API should not report job finished running while events are still processing

ansible / awx

AWX provides a web-based user interface, REST API, and task engine built on top of Ansible. It is one of the upstream projects for Red Hat Ansible Automation Platform.

Other

14.08k stars 3.43k forks source link

API should not report job finished running while events are still processing #12103

Open akus062381 opened 2 years ago

akus062381 commented 2 years ago

in the job output screen, the API reports a job is finished running while the UI is still gathering and rendering all of the events. As a result, the job output expand/collapse feature does not always render when it should, and the user must know that they need to refresh in order to see that feature.

What should be happening is that the job output screen should automatically refresh to show the expand/collapse arrows when the job completes. The user should not have to click refresh to see those.

After job finishes, before clicking refresh:

After clicking refresh:

AlanCoding commented 2 years ago

I believe I follow what the issue is, but I don't love the title of this issue.

the API reports a job is finished running while the UI is still gathering and rendering all of the events

I don't want to change the definition of the API "status" field. There is an event lag which causes events to come in after the status has changed, and this will worsen depending on overall system load. It is well-established that events may continue to come in after the API status changes to a finished status, and after the job status websocket message is sent. The API does not currently provide a hook (like a websocket message) for the UI to know when all events have been processed. We can talk about adding that, but it would be separate from the status change.

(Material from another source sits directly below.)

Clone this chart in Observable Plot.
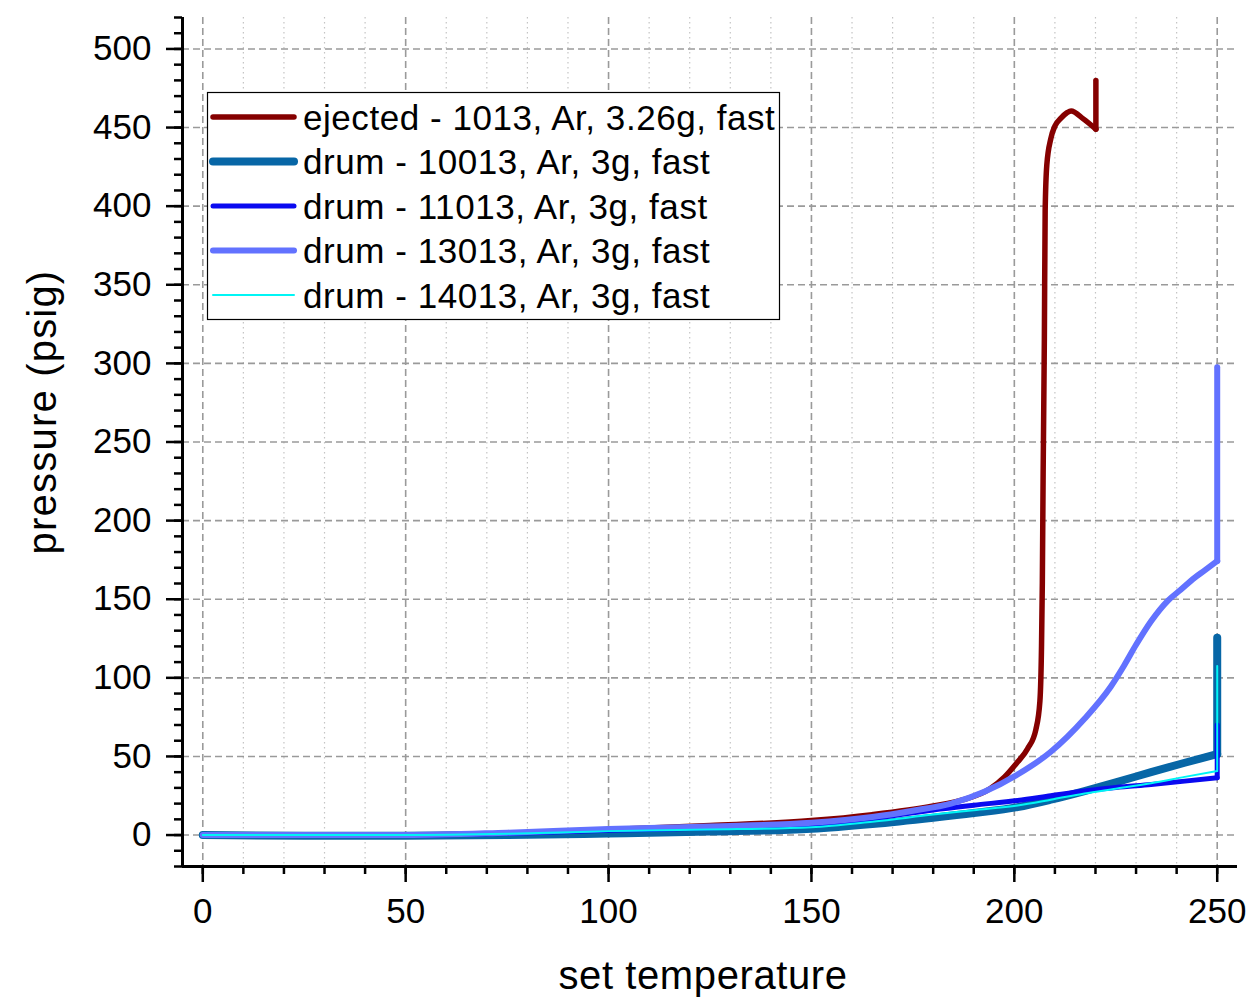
<!DOCTYPE html>
<html>
<head>
<meta charset="utf-8">
<script src="https://cdn.jsdelivr.net/npm/d3@7"></script>
<script src="https://cdn.jsdelivr.net/npm/@observablehq/plot@0.6"></script>
<style>
  html, body { margin: 0; padding: 0; background: white; }
  #chart { position: relative; width: 1249px; height: 997px; }
</style>
</head>
<body>
<div id="chart"></div>
<script>
// ---- axes / ticks ----
const xDomain = [-5, 255];
const yDomain = [-20, 520];
const xMajorTicks = [0, 50, 100, 150, 200, 250];
const xMinorTicks = [0, 10, 20, 30, 40, 50, 60, 70, 80, 90, 100, 110, 120, 130, 140, 150, 160, 170, 180, 190, 200, 210, 220, 230, 240, 250];
const yMajorTicks = [0, 50, 100, 150, 200, 250, 300, 350, 400, 450, 500];
const yMinorTicks = [-20, -10, 0, 10, 20, 30, 40, 50, 60, 70, 80, 90, 100, 110, 120, 130, 140, 150, 160, 170, 180, 190, 200, 210, 220, 230, 240, 250, 260, 270, 280, 290, 300, 310, 320, 330, 340, 350, 360, 370, 380, 390, 400, 410, 420, 430, 440, 450, 460, 470, 480, 490, 500, 510, 520];
const xLabel = "set temperature";
const yLabel = "pressure (psig)";

// ---- series (set temperature, pressure psig); last point = final vertical jump ----
const ejected1013 = [[0,0],[25,-0.3],[50,0],[75,1],[100,3.5],[125,6],[150,9.2],[165,13],[180,18.5],[187.4,22.5],[194,29.5],[197.6,37],[200.5,45.5],[203.3,55],[205.3,67],[206.3,85],[206.7,120],[206.9,160],[207.1,230],[207.4,315],[207.6,397],[208,426],[209,443],[210,451],[211.5,456],[213,459.5],[214,460.6],[217,455.5],[220.1,449],[220.1,480]];
const drum10013 = [[0,0],[25,-0.5],[50,-0.5],[75,0],[100,1],[125,2.2],[150,4],[165,7],[180,11],[190,14],[200.8,17.8],[209,22.5],[217.3,28],[225,33.5],[233.7,40],[242,46],[250,51.5],[250,125.5]];
const drum11013 = [[0,0],[25,0],[50,0],[75,1],[100,3],[125,4.5],[150,6.5],[165,10.5],[180,16],[190,19],[200.8,22],[209,25],[217.3,28],[225,30.3],[233.7,32.2],[242,34.3],[250,36.5],[250,70]];
const drum13013 = [[0,0],[25,0],[50,0],[75,1.5],[100,3.8],[125,5.5],[150,7.8],[165,11.5],[175,15.5],[184.4,20],[192.6,27.5],[200.8,38.5],[209,53],[217.3,74],[223.8,94.5],[227.1,108],[230,121],[233.7,136],[237.8,149],[241,156],[244.4,163.6],[247,168.5],[250,174.3],[250,297.5]];
const drum14013 = [[0,0],[25,0],[50,0],[75,0.8],[100,2.5],[125,3.5],[150,5],[165,8.5],[180,13],[190,15.8],[200.8,18.8],[209,22.5],[217.3,26.5],[225,29.5],[233.7,33],[242,37],[250,40.7],[250,107.5]];

const seriesLabels = ["ejected - 1013, Ar, 3.26g, fast", "drum - 10013, Ar, 3g, fast", "drum - 11013, Ar, 3g, fast", "drum - 13013, Ar, 3g, fast", "drum - 14013, Ar, 3g, fast"];
const seriesData = [ejected1013, drum10013, drum11013, drum13013, drum14013];
const seriesColors = ["#850000", "#0766a6", "#0a0af0", "#6272ff", "#00f5f5"];
const seriesWidths = [5.5, 8, 5, 6, 2];

const lineMarks = seriesData.flatMap((data, i) => {
  const opts = {
    x: d => d[0], y: d => d[1],
    stroke: seriesColors[i], strokeWidth: seriesWidths[i],
    strokeLinecap: "round", strokeLinejoin: "round"
  };
  return [
    Plot.line(data.slice(0, -1), {...opts, curve: "monotone-x"}),
    Plot.line(data.slice(-2), {...opts, curve: "linear"})
  ];
});

const svg = Plot.plot({
  width: 1249,
  height: 997,
  marginLeft: 182,
  marginRight: 12,
  marginTop: 17,
  marginBottom: 131,
  x: {domain: xDomain},
  y: {domain: yDomain},
  style: {fontFamily: "'Liberation Sans', Arial, sans-serif", color: "black", background: "white", overflow: "visible"},
  marks: [
    Plot.gridX(xMinorTicks.filter(t => !xMajorTicks.includes(t)), {stroke: "#c4c4c4", strokeOpacity: 1, strokeWidth: 1.2, strokeDasharray: "1.5,3.5"}),
    Plot.gridX(xMajorTicks, {stroke: "#9a9a9a", strokeOpacity: 1, strokeWidth: 1.6, strokeDasharray: "7,4"}),
    Plot.gridY(yMajorTicks, {stroke: "#9a9a9a", strokeOpacity: 1, strokeWidth: 1.6, strokeDasharray: "7,4"}),
    Plot.axisY(yMinorTicks, {tickSize: 8, strokeWidth: 2.5, tickFormat: () => "", label: null}),
    Plot.axisY(yMajorTicks, {tickSize: 16, tickPadding: 15, strokeWidth: 2.5, fontSize: 35, tickFormat: d => String(d), label: null}),
    Plot.axisX(xMinorTicks, {tickSize: 8, strokeWidth: 2.5, tickFormat: () => "", label: null}),
    Plot.axisX(xMajorTicks, {tickSize: 16, tickPadding: 16, strokeWidth: 2.5, fontSize: 35, tickFormat: d => String(d), label: null}),
    Plot.ruleX([xDomain[0]], {stroke: "black", strokeWidth: 3}),
    Plot.ruleY([yDomain[0]], {stroke: "black", strokeWidth: 3}),
    ...lineMarks,
    Plot.text([xLabel], {text: d => d, frameAnchor: "bottom", textAnchor: "middle", lineAnchor: "bottom", dy: 122, dx: -7, fontSize: 40, fill: "black"}),
    Plot.text([yLabel], {text: d => d, frameAnchor: "left", textAnchor: "middle", lineAnchor: "bottom", rotate: -90, dx: -127, dy: -30, fontSize: 40, fill: "black"})
  ]
});

// letter spacing for axis titles
d3.select(svg).selectAll("text").filter(function() { return this.textContent === xLabel; })
  .attr("letter-spacing", "0.6px");
d3.select(svg).selectAll("text").filter(function() { return this.textContent === yLabel; })
  .attr("letter-spacing", "1.2px");

// legend inside plot
const lg = d3.select(svg).append("g")
  .attr("font-family", "'Liberation Sans', Arial, sans-serif")
  .attr("text-anchor", "start");
lg.append("rect").attr("x", 207.5).attr("y", 92.5).attr("width", 572).attr("height", 227)
  .attr("fill", "white").attr("stroke", "black").attr("stroke-width", 1.2);
seriesLabels.forEach((label, i) => {
  const cy = 117 + 44.5 * i;
  lg.append("line").attr("x1", 213).attr("x2", 294).attr("y1", cy).attr("y2", cy)
    .attr("stroke", seriesColors[i]).attr("stroke-width", seriesWidths[i]).attr("stroke-linecap", "round");
  lg.append("text").attr("x", 303).attr("y", cy + 12.5).attr("font-size", 35)
    .attr("text-anchor", "start").attr("letter-spacing", "0.55px").attr("fill", "black").text(label);
});

document.getElementById("chart").appendChild(svg);
</script>
</body>
</html>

keithjgrant commented 2 years ago

@AlanCoding Yeah I agree there's an important distinction between status change and processing finished. A pertinent question is how to treat that interim between in the UI.

The current flow is once the status changes to successful or failed, the UI refreshed events in the hope of getting the job event tree information, but that information is not available until processing is complete. I suppose a reasonable UX might be to change the status icon when the status changes, but not refresh the events tree until processing completes, assuming we can indicate that to the UI somehow

AlanCoding commented 2 years ago

Let me ping @fosterseth, we discussed at pretty good length the options we have to do this.

Right now, there's just no precedent for collecting data from all the callback receiver worker processes. The only possible exception to this would be the --status command, gives gives data compiled by redis from all workers. This also happens to have been broken.

It's technically conceivable to develop a hook for "all events processed" by possibly:

some inspection of the subprocess object in the main process, by self.pool.workers, which gives the PoolWorker object. It could put data into the IPC queue for us to get, but that is determined to be very risky
most likely workable would be to have the workers stash stats (about number of events processed) in Redis, and then the main process would read and gather those. But specifically when? This could be more polling ultimately.

So for the current phase of things, we would like to decline developing a trigger for the "all events processed" criteria.

AlanCoding commented 2 years ago

I went and developed this proof of concept of the idea:

https://github.com/ansible/awx/compare/devel...AlanCoding:ipc_done?expand=1

I'm liking this idea more and more, however, it's still incomplete. It needs to handle that case where events are lost. In the current branch, it will wait forever for events to come in, and that's not what we want.

I can propose solutions... but it starts to get very complex. Each worker saves stats on a regular interval, and this includes the Redis queue size. Since there's only 1 queue, I'd like to move that knowledge of queue size up to the main thread, and have it contribute to the status data as well. Then, if the queue is lower than a certain threshold, you know that events are not lagging. If this is the case, then it may be acceptable to do a database query to get all in-memory jobs with a finished status. Out of these, you might reasonably filter for those that finished a time greater than some threshold, and decide that those will never get all its events, and force sending of notifications and whatnot.

I'm not sure if I'll ever get the time to finish that work, as there is still some risk around the ability to wrap up this exception case.

hesmithrh commented 2 years ago

per refinement, "quick fix" idea:

In the short-term can we just poll for the value of processing_finished? It sounds like changing websocket events could be a bigger lift.

mabashian commented 2 years ago

Long-term, we should deep dive on this and discuss a more elegant solution around sending an event back to the UI to indicate that event_processing_finished has flipped to true but in the short term we'll do this: https://github.com/ansible/awx/issues/12543

AlanCoding commented 2 years ago

It sounded like there was interest in an API-side deep dive on this topic. I can elaborate in much greater detail about my last comment, and what I consider a must-have before that can be merged. I believe a part of the problem is scope-creep here. A hook for all-events-processed is just too useful of a construct in our app, and there's a lot of unrelated logic out there that this code hook should rightfully absorb, but that makes it a daunting piece of work with a much larger potential bug surface. Instead of abandoning a job's count by cross-referencing with Redis and the database, we could just set an ultimate give-up point at 1 week and call it done.

We also need to need to discuss some very technical points of that. In the branch I have, I commandeer an existing unused queue. After reading and understanding more about the dispatcher, I've become convinced that we shouldn't use this, and should instead use the worker finished queue, which does not yet exist, but can be turned on with a simple kwarg.